Durante as filmagens, em 2009, era sempre convidado para casa das pessoas. Nada começava antes de um chá e uma conversa. As portas se abrem para o visitante. E em Homs, terra do meu bisavô, tivemos momentos em que fomos parados pela polícia secreta do Assad. E sempre havia alguém da cidade que vinha nos socorrer. Afinal estávamos lá para falar da cidade e de um personagem querido pelos habitantes.
Berlim é uma cidade onde a comunidade Árabe está presente em número bastante considerável – ronda as 70 000 pessoas – o que considera mais interessante desta cultura em Berlim?
Gosto muito da atmosfera imigrante e dos restaurantes árabes de Berlim. Comida boa e barata. Acho que a integração de todos os que chegaram recentemente será um grande desafio mas seguramente, a médio-prazo, vai enriquecer a cidade, na cultura e na economia. Sou de São Paulo, uma cidade que nunca parou de receber imigrantes.
O filme foi rodado na Síria em 2009, em que zonas do país exactamente e como foi a experiência de filmar lá?
Filmar na Síria foi um desafio enorme. Não conseguimos autorizações de filmagem, mesmo tentando ao longo de um ano. Viajei antes da equipe para assegurar as autorizações mas nem assim foi possível. No final, embarcamos com vistos de turistas. Deu certo, mas só porque tínhamos o apoio da embaixada brasileira em Damasco. Nossa equipe era formada por quatro pessoas. Nossas locações principais eram Homs e Damasco, as cidades em que meu bisavô morou e trabalhou.
Com certeza se sente ainda mais impressionado com a situação actual de guerra terrível na Síria…

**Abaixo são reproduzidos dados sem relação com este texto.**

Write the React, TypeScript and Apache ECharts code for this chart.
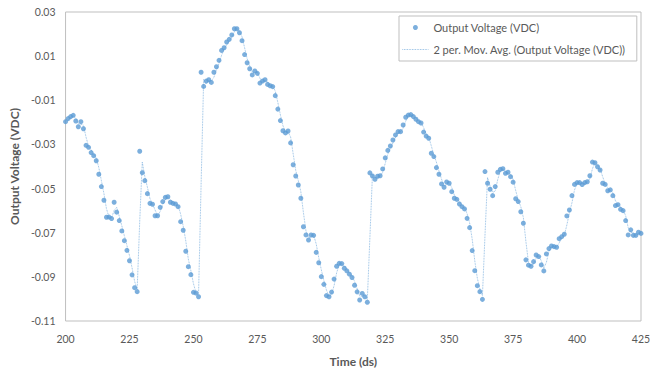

Sim, claro. Conheci muita gente na Síria e sigo em contato pela redes sociais. Lugares em que filmei estão devastados. Milhares e milhares de inocentes mortos e milhões de refugiados. Depois de tanto horror, o mundo não se choca mais. O que deixa tudo ainda muito mais assustador.
Vive entre Berlim e São Paulo, em qual das duas cidades está a trabalhar neste momento e quais são os seus projectos futuros?

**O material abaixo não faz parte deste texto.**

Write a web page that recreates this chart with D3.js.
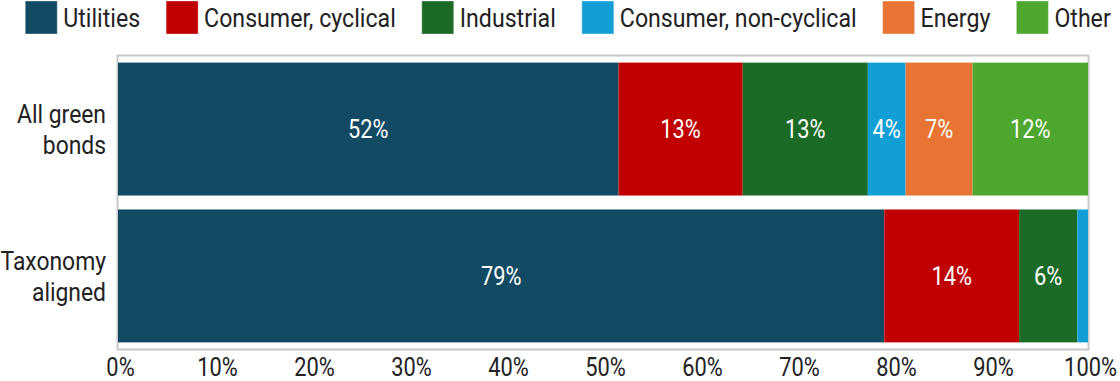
<!DOCTYPE html>
<html><head><meta charset="utf-8">
<script src="https://cdn.jsdelivr.net/npm/d3@7"></script>
<style>
html,body{margin:0;padding:0;background:#fff;}
svg text{font-family:"Roboto","DejaVu Sans",sans-serif;}
</style></head>
<body>
<svg id="chart" width="1120" height="381"></svg>
<script>
const categories = ["All green\nbonds", "Taxonomy\naligned"];
const sectors = ["Utilities", "Consumer, cyclical", "Industrial", "Consumer, non-cyclical", "Energy", "Other"];
const colors = ["#134a63", "#c00000", "#1b6b26", "#119fd6", "#e87433", "#4ea72e"];
const allGreen = [51.6, 12.8, 12.9, 3.9, 6.9, 11.9];
const taxonomy = [79.0, 13.9, 6.0, 1.1, 0, 0];
const xTicks = [0, 10, 20, 30, 40, 50, 60, 70, 80, 90, 100];

(function() {
const SX = 0.84, SXL = 0.89, SXY = 0.88, FS = 26;
const seriesByCat = [allGreen, taxonomy];
const rows = categories.map((c, i) => {
  const o = {cat: c};
  sectors.forEach((s, j) => o[s] = seriesByCat[i][j]);
  return o;
});
const stack = d3.stack().keys(sectors)(rows);

const svg = d3.select("#chart");
const pL = 118, pR = 1088, pT = 56, pB = 349;
const x = d3.scaleLinear().domain([0, 100]).range([pL, pR]);
const y = d3.scaleBand().domain(categories).range([pT, pB]).paddingInner(0.095).paddingOuter(0.045);
const color = d3.scaleOrdinal().domain(sectors).range(colors);
const txt = "#222";

svg.append("rect").attr("x", pL - 0.5).attr("y", pT - 0.5)
  .attr("width", pR - pL + 1).attr("height", pB - pT + 1)
  .attr("fill", "none").attr("stroke", "#c8c8c8").attr("stroke-width", 2);

const g = svg.append("g");
stack.forEach(layer => {
  g.selectAll(null).data(layer).enter().append("rect")
    .attr("x", d => x(d[0])).attr("width", d => x(d[1]) - x(d[0]))
    .attr("y", d => y(d.data.cat)).attr("height", y.bandwidth())
    .attr("fill", color(layer.key));
  g.selectAll(null).data(layer.filter(d => d[1] - d[0] >= 2.5)).enter().append("g")
    .attr("transform", d => `translate(${(x(d[0]) + x(d[1])) / 2},${y(d.data.cat) + y.bandwidth() / 2})`)
    .append("text")
    .attr("transform", `scale(${SX},1)`)
    .attr("dy", "0.36em").attr("text-anchor", "middle")
    .attr("fill", "#fff").attr("font-size", FS)
    .text(d => Math.round(d[1] - d[0]) + "%");
});

const xAxis = d3.axisBottom(x).tickValues(xTicks).tickFormat(d => d + "%").tickSize(0).tickPadding(0);
const ax = svg.append("g").attr("transform", `translate(0,${pB})`).call(xAxis);
ax.attr("font-family", null).attr("font-size", null);
ax.select(".domain").remove();
ax.selectAll("text").attr("font-size", FS).attr("fill", txt)
  .attr("y", 0).attr("dy", 0).attr("transform", `translate(2,27) scale(${SX},1)`);

const yAxis = d3.axisLeft(y).tickSize(0).tickFormat(() => "");
const ay = svg.append("g").attr("transform", `translate(${pL},0)`).call(yAxis);
ay.attr("font-family", null).attr("font-size", null);
ay.select(".domain").remove();
ay.selectAll(".tick text").remove();
ay.selectAll(".tick").append("text")
  .attr("text-anchor", "end").attr("fill", txt).attr("font-size", FS)
  .attr("transform", `translate(-12,0) scale(${SXY},1)`)
  .each(function(d) {
    const lines = d.split("\n");
    const t = d3.select(this);
    lines.forEach((l, i) => t.append("tspan").attr("x", 0)
      .attr("y", (i - (lines.length - 1) / 2) * 31).attr("dy", "0.36em").text(l));
  });

const leg = svg.append("g");
const items = leg.selectAll("g").data(sectors).enter().append("g");
items.append("rect").attr("width", 32).attr("height", 33).attr("y", 1)
  .attr("fill", d => color(d)).attr("stroke", "rgba(255,255,255,0.35)").attr("stroke-width", 1);
items.append("text").attr("transform", `translate(38,27) scale(${SXL},1)`)
  .attr("fill", txt).attr("font-size", FS).text(d => d);
let cx = 0;
const gap = 26;
items.each(function() {
  const w = 38 + this.querySelector("text").getComputedTextLength() * SXL;
  d3.select(this).attr("transform", `translate(${cx},0)`);
  cx += w + gap;
});
const total = cx - gap;
leg.attr("transform", `translate(${568 - total / 2},0)`);
})();
</script>
</body></html>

Estou em São Paulo agora para finalizar um documentário sobre o povo Yanomami, que vive nas montanhas de Roraima, no norte da Amazônia. É um filme sobre a fronteira, o contato das equipe de saúde indígena com o povo Yanomami, um dos últimos grandes povos indígenas a viverem em uma floresta protegida. As visões de mundo dos dois lados e o (des)entendimento possível.